Date finished: May 17th 2016
I came upon a nice little 1980 edition of Huxley’s famous essay The Doors of Perception, and the lesser known Heaven and Hell. For £2 you can never really argue with a couple of short essays to read, and I needed a break from the immense tome that is Thomas Pynchon’s Gravity’s Rainbow (300 pages down, 600 to go).
The Doors of Perception outlines Huxley’s experiences with the hallucinogenic drug mescalin. He recalls his own personal perceptions and feelings whilst under the influence of the substance, and delves into the historical, cultural and religious aspects to the experience.
Heaven and Hell continues in a similar vein, but this time focuses upon visionary experience in relation to the arts. Huxley argues that the great painters and architects of history have had an innate ability to do to the mind something similar to that which mescalin confers upon its taker. He explores humankind’s cross-cultural attitude towards art and religion and how these pursuits have attempted to transcend the superficiality of the world around us and plumb for a deeper truth
Huxley writes with engaging wit and perceptive insight, yet it’s somewhat lost upon the inexperienced reader. Though The Doors of Perception is a fascinating account of the mind-altering quality of hallucinogens, it’s completely beyond the comprehension of the reader who has not also experimented with such substances. If one wants to understand and empathise with Huxley, they may have to contact their local drug dealer. But to attempt to get one’s head around Huxley’s expostulations is interesting, to say the least.
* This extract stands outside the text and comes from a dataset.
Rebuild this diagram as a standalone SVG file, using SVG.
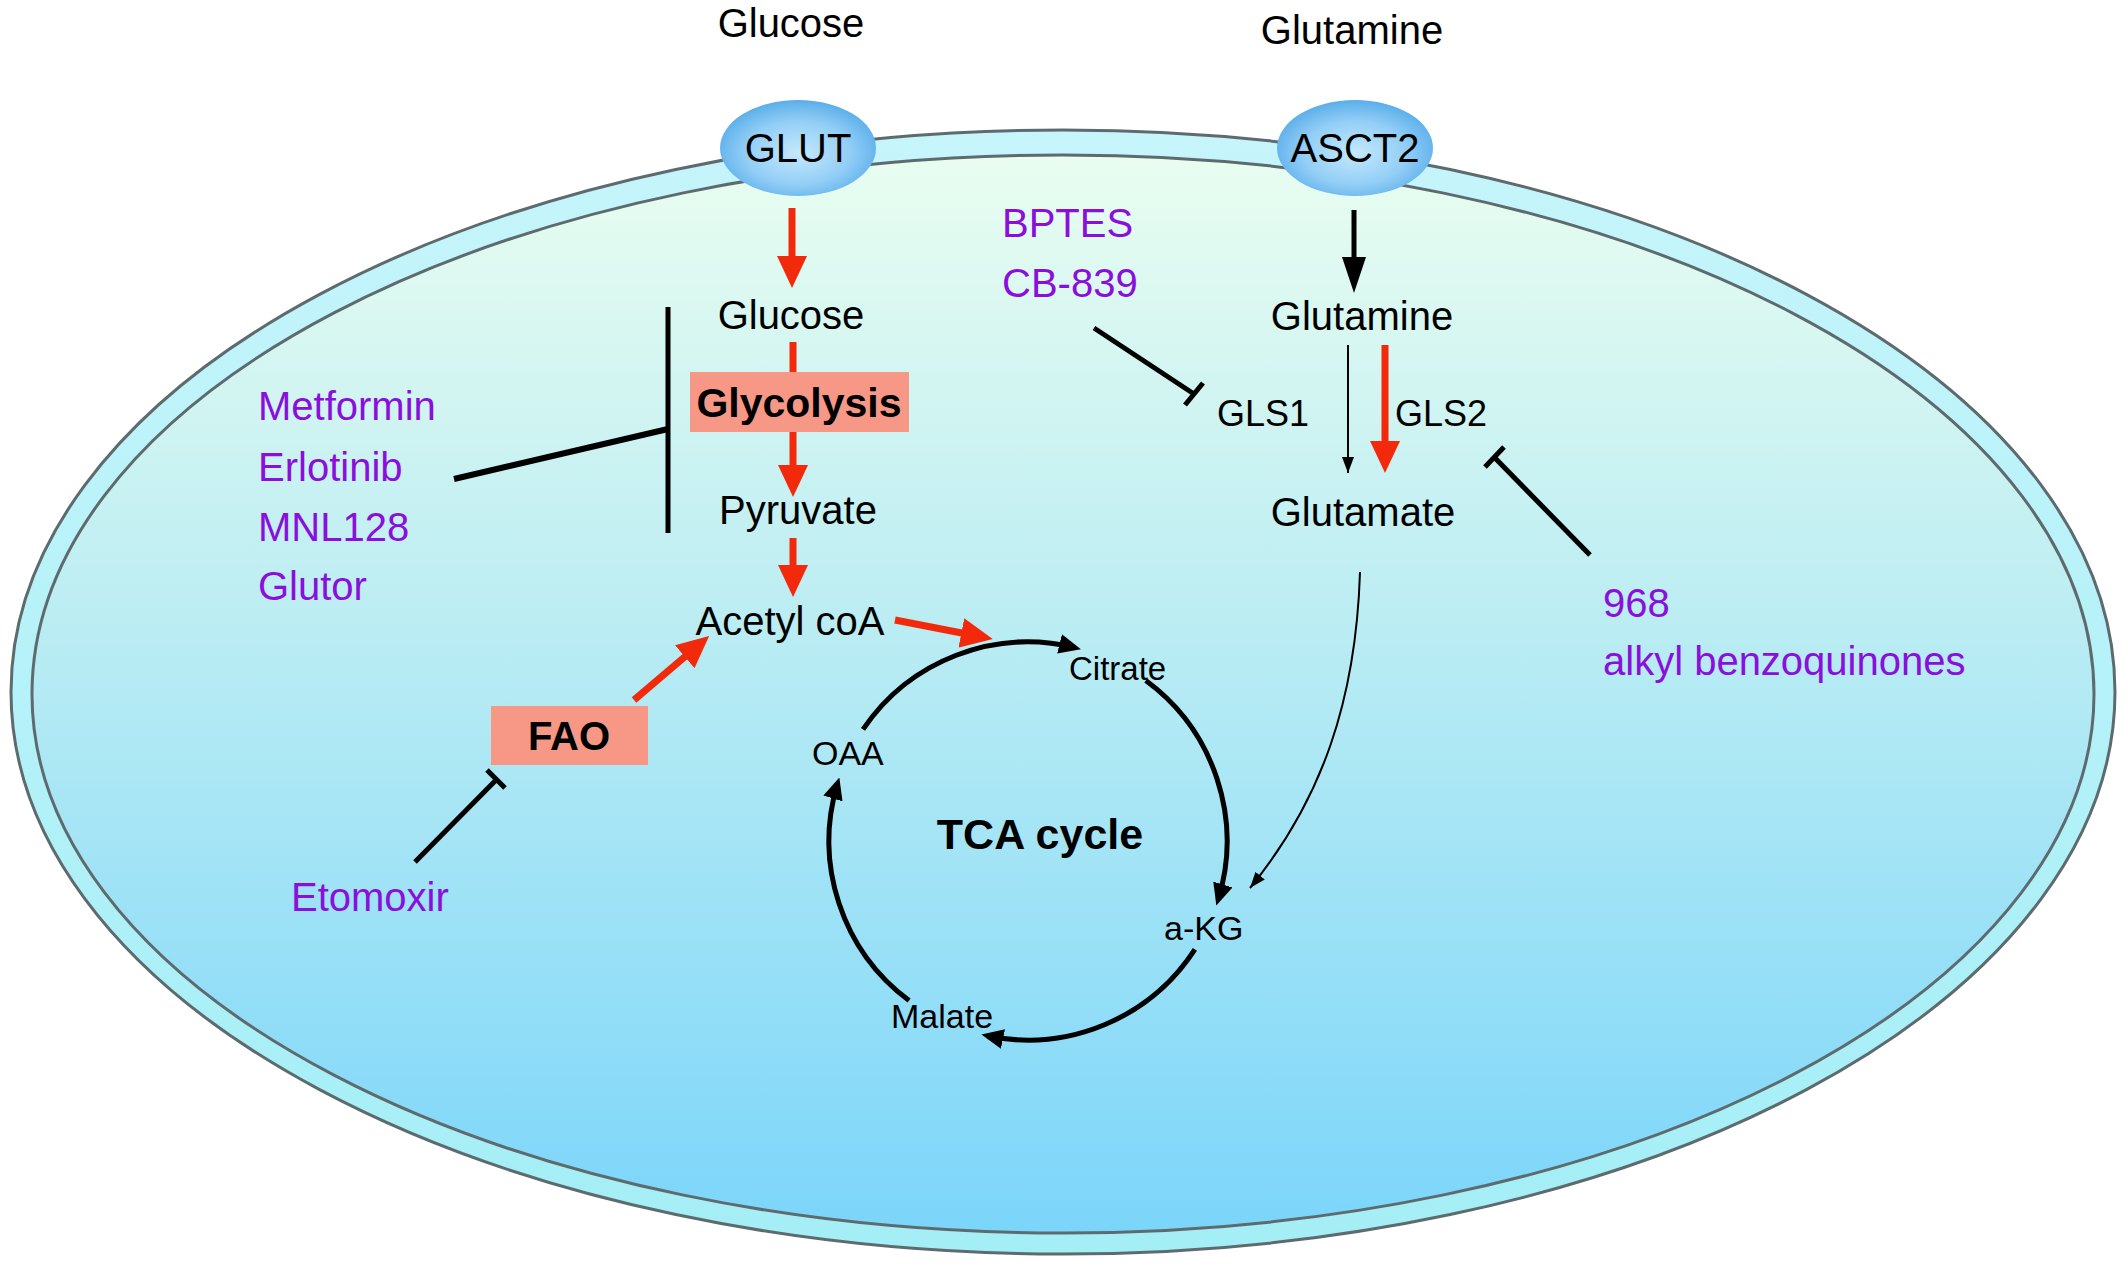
<svg xmlns="http://www.w3.org/2000/svg" width="2126" height="1266" viewBox="0 0 2126 1266">
<defs>
<linearGradient id="memG" x1="0" y1="0" x2="0" y2="1">
<stop offset="0" stop-color="#c6f5fb"/><stop offset="1" stop-color="#a4eef6"/>
</linearGradient>
<linearGradient id="cytG" x1="0" y1="0" x2="0" y2="1">
<stop offset="0" stop-color="#e9fdf0"/><stop offset="0.45" stop-color="#b9ecf3"/><stop offset="1" stop-color="#7bd5fa"/>
</linearGradient>
<radialGradient id="tpG" cx="50%" cy="55%" r="55%">
<stop offset="0" stop-color="#c4e9fc"/><stop offset="0.6" stop-color="#93cef6"/><stop offset="1" stop-color="#5aaeea"/>
</radialGradient>
<marker id="redHead" viewBox="0 0 32 30" refX="20" refY="15" markerWidth="32" markerHeight="30" markerUnits="userSpaceOnUse" orient="auto">
<path d="M0,0 L32,15 L0,30 z" fill="#f3290b"/>
</marker>
<marker id="blkHead" viewBox="0 0 36 24" refX="26" refY="12" markerWidth="36" markerHeight="24" markerUnits="userSpaceOnUse" orient="auto">
<path d="M0,0 L36,12 L0,24 z" fill="#000"/>
</marker>
<marker id="cycHead" viewBox="0 0 22 20" refX="16" refY="10" markerWidth="22" markerHeight="20" markerUnits="userSpaceOnUse" orient="auto">
<path d="M0,0 L22,10 L0,20 z" fill="#000"/>
</marker>
<marker id="thinHead" viewBox="0 0 16 12" refX="16" refY="6" markerWidth="16" markerHeight="12" markerUnits="userSpaceOnUse" orient="auto">
<path d="M0,0 L16,6 L0,12 z" fill="#000"/>
</marker>
</defs>
<style>
text{font-family:"Liberation Sans",Arial,sans-serif;fill:#000}
.lbl{font-size:40px}
.sm{font-size:34px}
.drug{font-size:40px;fill:#8a0fdc}
.bold{font-weight:bold}
.mid{text-anchor:middle}
.red{stroke:#f3290b;stroke-width:7;fill:none}
.inh{stroke:#000;stroke-width:5;fill:none}
.cyc{stroke:#000;stroke-width:5;fill:none;marker-end:url(#cycHead)}
.thin{stroke:#000;stroke-width:2;fill:none;marker-end:url(#thinHead)}
.box{fill:#f79886}
.tp{fill:url(#tpG)}
</style>
<rect width="2126" height="1266" fill="#fff"/>
<g id="cell">
<ellipse cx="1063" cy="692" rx="1052" ry="562" fill="url(#memG)" stroke="#5e6b6e" stroke-width="3"/>
<ellipse cx="1063" cy="694" rx="1031" ry="539" fill="url(#cytG)" stroke="#5e6b6e" stroke-width="3"/>
</g>
<g id="connectors">
<line class="red" x1="792" y1="208" x2="792" y2="276" marker-end="url(#redHead)"/>
<line class="red" x1="793" y1="342" x2="793" y2="376"/>
<line class="red" x1="793" y1="430" x2="793" y2="485" marker-end="url(#redHead)"/>
<line class="red" x1="793" y1="538" x2="793" y2="585" marker-end="url(#redHead)"/>
<line class="red" x1="895" y1="620" x2="981" y2="636.7" marker-end="url(#redHead)"/>
<line class="red" x1="634" y1="700" x2="700" y2="643.8" marker-end="url(#redHead)"/>
<line class="red" x1="1385" y1="345" x2="1385" y2="461" marker-end="url(#redHead)"/>
<line x1="1354" y1="210" x2="1354" y2="283" stroke="#000" stroke-width="5" marker-end="url(#blkHead)"/>
<line class="thin" x1="1348" y1="345" x2="1348" y2="473"/>
<path class="thin" d="M1360,572 C1356,700 1322,800 1250,888"/>
<path class="cyc" d="M863,729.4 A199,199 0 0,1 1075.1,647.7"/>
<path class="cyc" d="M1145.8,680.6 A199,199 0 0,1 1218.1,899.8"/>
<path class="cyc" d="M1194.9,949.4 A199,199 0 0,1 987.3,1035.8"/>
<path class="cyc" d="M909.1,1000.6 A199,199 0 0,1 837.6,783.2"/>
<line class="inh" x1="668" y1="307" x2="668" y2="533"/>
<line x1="454" y1="479" x2="668" y2="429" stroke="#000" stroke-width="6"/>
<line class="inh" x1="1094" y1="328" x2="1194" y2="394"/>
<line class="inh" x1="1185" y1="405" x2="1203" y2="383"/>
<line class="inh" x1="1590" y1="555" x2="1495" y2="458"/>
<line class="inh" x1="1485" y1="467" x2="1504" y2="447"/>
<line class="inh" x1="415" y1="862" x2="496" y2="780"/>
<line class="inh" x1="487" y1="770" x2="505" y2="788"/>
</g>
<g id="glucose-ext"><text class="lbl mid" x="791" y="37">Glucose</text></g>
<g id="glutamine-ext"><text class="lbl mid" x="1352" y="44">Glutamine</text></g>
<g id="glut"><ellipse class="tp" cx="798" cy="148" rx="78" ry="48"/><text class="lbl mid" x="798" y="162">GLUT</text></g>
<g id="asct2"><ellipse class="tp" cx="1355" cy="148" rx="78" ry="48"/><text class="lbl mid" x="1355" y="162">ASCT2</text></g>
<g id="glucose"><text class="lbl mid" x="791" y="329">Glucose</text></g>
<g id="glycolysis"><rect class="box" x="690" y="372" width="219" height="60"/><text class="lbl bold mid" x="799" y="417" style="font-size:41px">Glycolysis</text></g>
<g id="pyruvate"><text class="lbl mid" x="798" y="524">Pyruvate</text></g>
<g id="acetylcoa"><text class="lbl mid" x="790" y="635">Acetyl coA</text></g>
<g id="fao"><rect class="box" x="491" y="706" width="157" height="59"/><text class="lbl bold mid" x="569" y="750" style="font-size:40px">FAO</text></g>
<g id="glutamine"><text class="lbl mid" x="1362" y="330">Glutamine</text></g>
<g id="gls1"><text x="1217" y="426" style="font-size:36px">GLS1</text></g>
<g id="gls2"><text x="1395" y="426" style="font-size:36px">GLS2</text></g>
<g id="glutamate"><text class="lbl mid" x="1363" y="526">Glutamate</text></g>
<g id="tca"><text class="bold mid" x="1040" y="849" style="font-size:43px">TCA cycle</text></g>
<g id="citrate"><text class="sm" x="1069" y="680" style="font-size:33px">Citrate</text></g>
<g id="akg"><text class="sm" x="1164" y="940">a-KG</text></g>
<g id="malate"><text class="sm" x="891" y="1028">Malate</text></g>
<g id="oaa"><text class="sm" x="812" y="765">OAA</text></g>
<g id="drugs-glycolysis">
<text class="drug" x="258" y="420">Metformin</text>
<text class="drug" x="258" y="481">Erlotinib</text>
<text class="drug" x="258" y="541">MNL128</text>
<text class="drug" x="258" y="600">Glutor</text>
</g>
<g id="drugs-gls1">
<text class="drug" x="1002" y="237">BPTES</text>
<text class="drug" x="1002" y="297">CB-839</text>
</g>
<g id="drugs-gls2">
<text class="drug" x="1603" y="617">968</text>
<text class="drug" x="1603" y="675">alkyl benzoquinones</text>
</g>
<g id="drug-fao"><text class="drug" x="291" y="911">Etomoxir</text></g>
</svg>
Heaven and Hell is less engaging, and descends into fairly heavy art criticism and philosophical ramblings that feature the phrases ‘the mind’s antipodes’, ‘transporting’ and ‘visionary experience’ that you could make a drinking game of it and end up thoroughly merry.
I think, however, some of this is down to myself and Huxley being different people. Huxley’s focus on art, architecture and religious experience is completely at odds with my own interest in the written word, music and nature. Where Huxley finds visionary quality I don’t, and likely vice versa. This makes it difficult for me to appreciate where Huxley comes from personally, but means that a reader with an interest in the subjects Huxley touches upon may find Heaven and Hell a lot more illuminating.
These two essays should and could be more interesting than they are. Rather than delve into any real meaning or analysis, Huxley seems content to pontificate about art, visionaries and a higher state of consciousness which he is unable to describe, but spends 143 pages talking about anyway. There is undoubtedly value within these two essays but to make them at all interesting or meaningful one needs a hefty dose of mescalin.
The Doors of Perception – 6/10
Heaven and Hell – 4/10
Overall – 5/10
(But they’d transcends ratings if you read them while on LSD!)